[Code that draws figures]
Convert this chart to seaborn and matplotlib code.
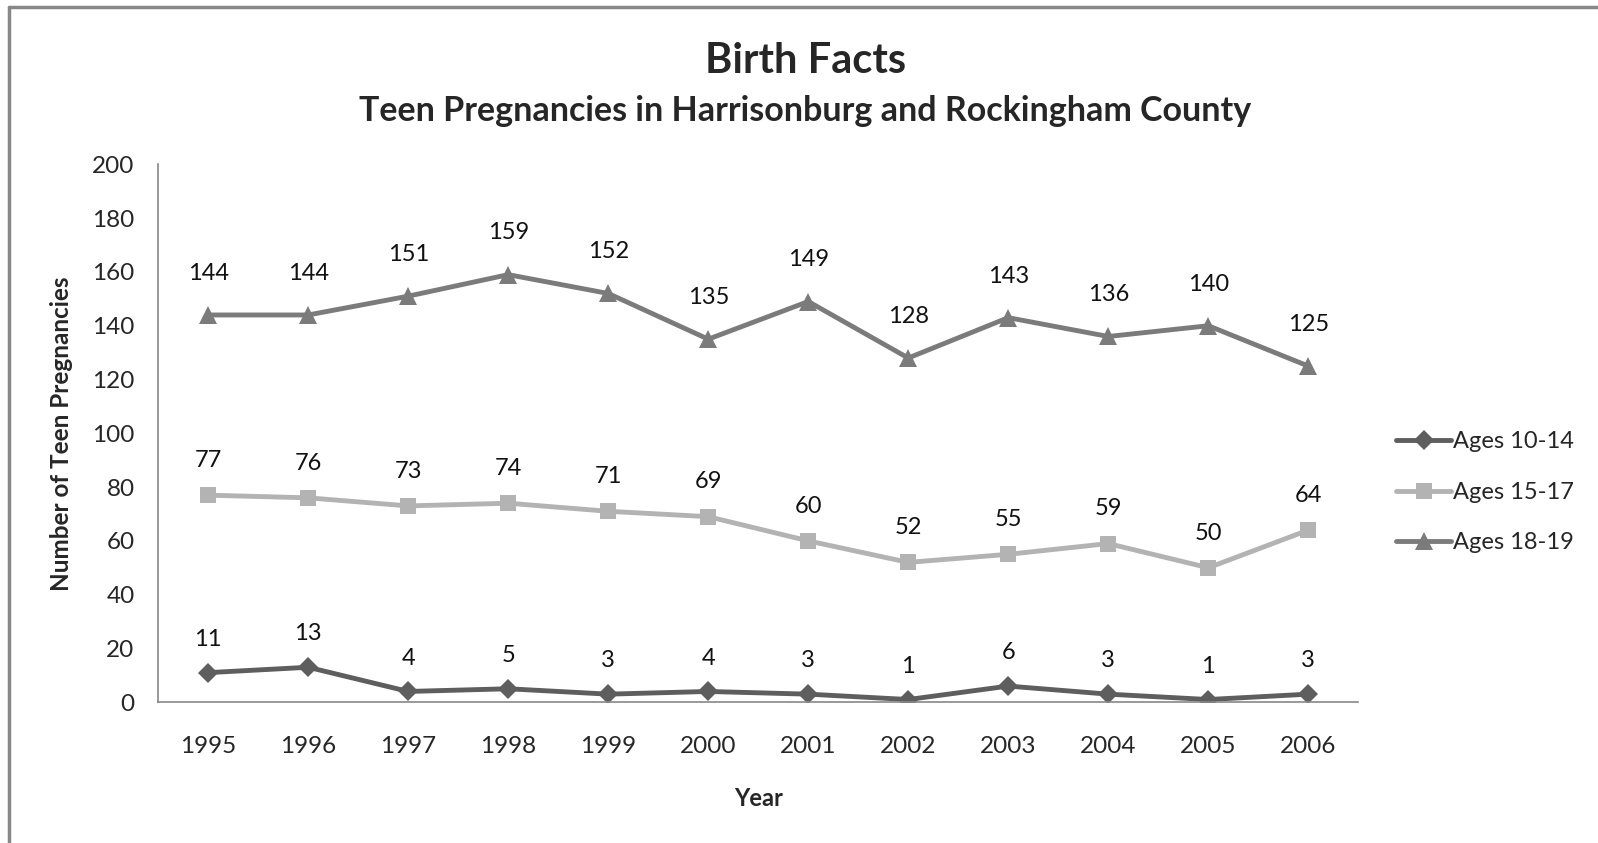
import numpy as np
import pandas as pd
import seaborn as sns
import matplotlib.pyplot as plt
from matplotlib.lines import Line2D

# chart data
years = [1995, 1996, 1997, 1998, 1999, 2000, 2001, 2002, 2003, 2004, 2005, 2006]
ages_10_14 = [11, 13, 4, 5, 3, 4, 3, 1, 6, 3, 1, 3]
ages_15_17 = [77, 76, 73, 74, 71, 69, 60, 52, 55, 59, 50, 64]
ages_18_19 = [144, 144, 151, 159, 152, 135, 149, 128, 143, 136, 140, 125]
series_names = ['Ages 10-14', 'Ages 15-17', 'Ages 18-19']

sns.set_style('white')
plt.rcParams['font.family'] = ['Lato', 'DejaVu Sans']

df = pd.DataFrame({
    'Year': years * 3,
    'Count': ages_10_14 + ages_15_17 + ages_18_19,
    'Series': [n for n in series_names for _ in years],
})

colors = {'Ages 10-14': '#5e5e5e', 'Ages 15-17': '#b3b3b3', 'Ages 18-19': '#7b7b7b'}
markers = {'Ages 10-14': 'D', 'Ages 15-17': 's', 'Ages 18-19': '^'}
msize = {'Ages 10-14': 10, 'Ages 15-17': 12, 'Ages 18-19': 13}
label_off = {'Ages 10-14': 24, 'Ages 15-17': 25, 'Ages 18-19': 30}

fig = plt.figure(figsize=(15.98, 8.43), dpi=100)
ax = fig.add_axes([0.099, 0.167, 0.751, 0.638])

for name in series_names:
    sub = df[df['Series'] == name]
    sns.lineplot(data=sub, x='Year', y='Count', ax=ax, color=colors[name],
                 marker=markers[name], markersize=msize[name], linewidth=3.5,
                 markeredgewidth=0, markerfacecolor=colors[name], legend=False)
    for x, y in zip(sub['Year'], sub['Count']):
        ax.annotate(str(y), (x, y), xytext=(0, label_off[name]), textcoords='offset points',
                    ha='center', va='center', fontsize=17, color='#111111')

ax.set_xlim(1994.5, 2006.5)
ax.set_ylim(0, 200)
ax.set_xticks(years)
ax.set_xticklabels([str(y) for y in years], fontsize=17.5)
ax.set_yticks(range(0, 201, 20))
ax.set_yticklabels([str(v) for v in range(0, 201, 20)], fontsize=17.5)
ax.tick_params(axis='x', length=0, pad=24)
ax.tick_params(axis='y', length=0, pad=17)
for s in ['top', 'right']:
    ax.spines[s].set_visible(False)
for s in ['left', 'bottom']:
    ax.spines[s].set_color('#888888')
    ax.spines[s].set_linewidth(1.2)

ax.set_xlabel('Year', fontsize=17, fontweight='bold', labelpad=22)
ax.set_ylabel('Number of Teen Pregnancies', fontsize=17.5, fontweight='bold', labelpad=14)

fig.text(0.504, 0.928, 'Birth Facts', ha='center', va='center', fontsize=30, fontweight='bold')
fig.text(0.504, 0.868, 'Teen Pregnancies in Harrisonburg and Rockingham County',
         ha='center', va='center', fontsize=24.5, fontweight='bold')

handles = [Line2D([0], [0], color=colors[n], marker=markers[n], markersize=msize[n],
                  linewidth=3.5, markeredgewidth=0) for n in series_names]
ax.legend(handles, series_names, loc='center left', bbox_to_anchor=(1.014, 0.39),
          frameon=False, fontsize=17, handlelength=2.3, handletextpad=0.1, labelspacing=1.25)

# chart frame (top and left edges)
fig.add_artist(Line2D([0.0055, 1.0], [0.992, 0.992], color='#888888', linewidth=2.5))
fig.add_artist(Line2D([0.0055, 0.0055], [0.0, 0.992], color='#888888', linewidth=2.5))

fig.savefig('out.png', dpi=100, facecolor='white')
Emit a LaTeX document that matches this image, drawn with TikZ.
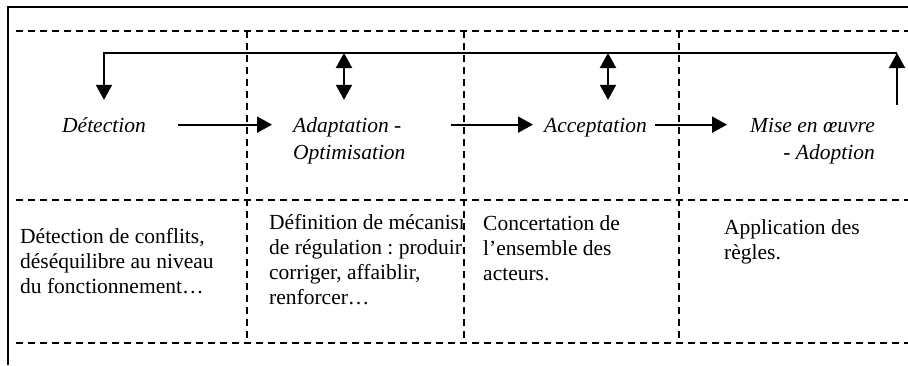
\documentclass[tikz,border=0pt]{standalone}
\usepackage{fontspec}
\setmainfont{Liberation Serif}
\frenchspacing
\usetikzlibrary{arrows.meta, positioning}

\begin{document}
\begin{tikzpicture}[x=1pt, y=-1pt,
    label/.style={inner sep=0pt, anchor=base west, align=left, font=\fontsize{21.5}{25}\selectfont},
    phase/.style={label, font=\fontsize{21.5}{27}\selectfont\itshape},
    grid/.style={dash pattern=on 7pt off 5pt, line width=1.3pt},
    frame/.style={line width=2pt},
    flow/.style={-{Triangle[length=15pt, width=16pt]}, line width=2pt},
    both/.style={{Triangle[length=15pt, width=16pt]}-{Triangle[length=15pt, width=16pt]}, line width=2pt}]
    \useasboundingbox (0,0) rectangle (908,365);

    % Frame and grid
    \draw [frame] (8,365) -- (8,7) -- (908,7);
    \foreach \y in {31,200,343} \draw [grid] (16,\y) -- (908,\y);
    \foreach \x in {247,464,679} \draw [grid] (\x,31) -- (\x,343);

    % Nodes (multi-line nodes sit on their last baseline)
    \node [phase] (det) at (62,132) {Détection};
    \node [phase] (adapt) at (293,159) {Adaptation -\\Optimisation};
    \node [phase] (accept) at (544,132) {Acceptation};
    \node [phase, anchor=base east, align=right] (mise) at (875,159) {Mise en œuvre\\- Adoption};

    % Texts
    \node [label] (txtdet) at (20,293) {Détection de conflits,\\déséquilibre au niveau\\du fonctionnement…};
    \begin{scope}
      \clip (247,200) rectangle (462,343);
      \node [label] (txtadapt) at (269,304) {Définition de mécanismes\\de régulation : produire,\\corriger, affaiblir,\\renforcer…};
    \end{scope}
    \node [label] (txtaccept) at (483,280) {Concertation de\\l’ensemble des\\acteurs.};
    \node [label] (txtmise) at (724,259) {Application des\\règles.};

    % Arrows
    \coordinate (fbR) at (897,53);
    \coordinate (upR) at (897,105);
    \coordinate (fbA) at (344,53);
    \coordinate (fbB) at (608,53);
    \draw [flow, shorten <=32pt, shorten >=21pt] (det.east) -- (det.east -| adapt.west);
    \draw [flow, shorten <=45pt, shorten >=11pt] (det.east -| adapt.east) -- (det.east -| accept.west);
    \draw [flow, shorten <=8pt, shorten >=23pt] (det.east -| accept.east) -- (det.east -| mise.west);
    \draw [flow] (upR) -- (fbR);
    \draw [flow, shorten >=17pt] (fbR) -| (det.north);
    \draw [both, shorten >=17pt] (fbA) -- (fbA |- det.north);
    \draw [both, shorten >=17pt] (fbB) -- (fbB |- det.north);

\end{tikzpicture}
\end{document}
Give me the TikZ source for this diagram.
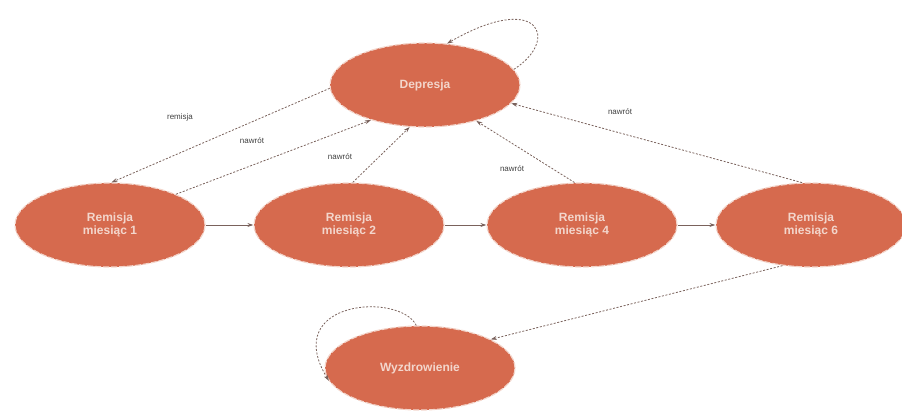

▶ [WHAT YOU WILL DO]:
Quote word for word only the lines above from the one containing "Emit a LaTeX" through the one containing "anchor=base east, align=right]". Pictures stay out of your copy.

▶ [REPLY]:
Emit a LaTeX document that matches this image, drawn with TikZ.
\documentclass[tikz,border=0pt]{standalone}
\usepackage{fontspec}
\setmainfont{Liberation Serif}
\frenchspacing
\usetikzlibrary{arrows.meta, positioning}

\begin{document}
\begin{tikzpicture}[x=1pt, y=-1pt,
    label/.style={inner sep=0pt, anchor=base west, align=left, font=\fontsize{21.5}{25}\selectfont},
    phase/.style={label, font=\fontsize{21.5}{27}\selectfont\itshape},
    grid/.style={dash pattern=on 7pt off 5pt, line width=1.3pt},
    frame/.style={line width=2pt},
    flow/.style={-{Triangle[length=15pt, width=16pt]}, line width=2pt},
    both/.style={{Triangle[length=15pt, width=16pt]}-{Triangle[length=15pt, width=16pt]}, line width=2pt}]
    \useasboundingbox (0,0) rectangle (908,365);

    % Frame and grid
    \draw [frame] (8,365) -- (8,7) -- (908,7);
    \foreach \y in {31,200,343} \draw [grid] (16,\y) -- (908,\y);
    \foreach \x in {247,464,679} \draw [grid] (\x,31) -- (\x,343);

    % Nodes (multi-line nodes sit on their last baseline)
    \node [phase] (det) at (62,132) {Détection};
    \node [phase] (adapt) at (293,159) {Adaptation -\\Optimisation};
    \node [phase] (accept) at (544,132) {Acceptation};
    \node [phase, anchor=base east, align=right] (mise) at (875,159) {Mise en œuvre\\- Adoption};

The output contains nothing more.